Mappings reading optimization
This PR introduces a sequential pattern for deserializing mappings. Instead of converting the whole stream to an NBT object at once then deserializing the nbt object, we have an approach of directly converting data from the streams to our mappings objects without any intermediate NBT object.
Previous Approach
Current Approach
Changelogs
- [x] Rework NBTLimiter class with better code design
- [x] NBTSerializer read functions now have package visibility
- [x] SequentialNBTReader implementation (reads data stream one at a time)
- [x] Mappings format v2
Issues
#857
I am always amazed how you, and Retrooper and Booky for that matter, come up with ideas and improvements like these. This looks really well done!
Nice work. Did someone run a profiler and compared both versions yet?
Nice work. Did someone run a profiler and compared both versions yet?
Not sure, but feel free to do so :-)
So I did a quick check and don't see that much of an improvement.
I tested it using a fresh 1.21.0 spigot server and build both PE jars and used the 2.4.1-SNAPSHOT version.
Additionally, I used intellijs profiler and with this run configuration:
I focused on the PacketEventsPlugin#onLoad method and its memory/cpu usage:
Before
CPU time = 1674ms
Memory allocations = 691.33 MB
After
CPU time = 1807ms
Memory allocations = 668.01 MB
Here are the full JFR snapshots generated: snapshots.zip
I just checked again with VisualVM, loading the .jfr snapshots and could find out that the heap size dropped.
So it seems like the peak memory usage is overall smaller:
Before
After
That's some great news!

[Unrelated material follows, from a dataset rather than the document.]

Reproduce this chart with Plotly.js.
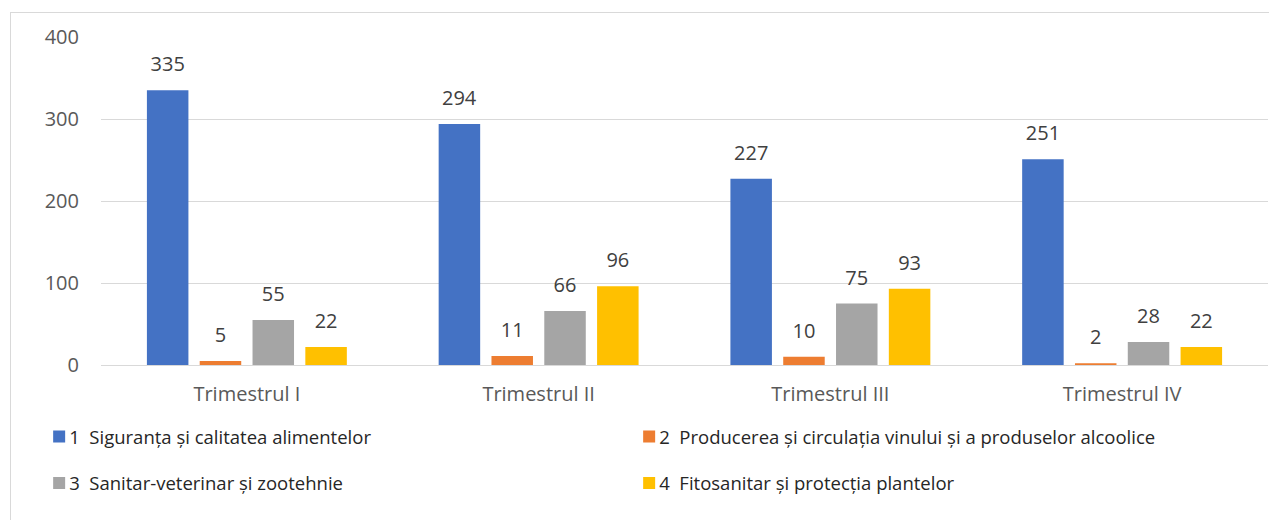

Most of the objects are dropped after a single read but Java GC doesn't clear it at the very moment. It would be interested to see how much overall memory gain this has!
That's some great news! Most of the objects are dropped after a single read but Java GC doesn't clear it at the very moment. It would be interested to see how much overall memory gain this has!
Overall they kinda use the same amount of memory, but the new versions seem to get rid of not needed stuff earlier, making the peak memory usage of that part smaller.
Before
After
Seems like readFully function for caching is the only bottleneck left. I could probably optimize that too...
Doesnt look like that much of a change tbh.
Second Version
We actually improved the NBTCompound caching part!
There are no more Hashmaps getting created in the memory while loading block mappings.
And the heap size also reduced by 20 MiB.
Thank you for this clever optimization @AbhigyaKrishna!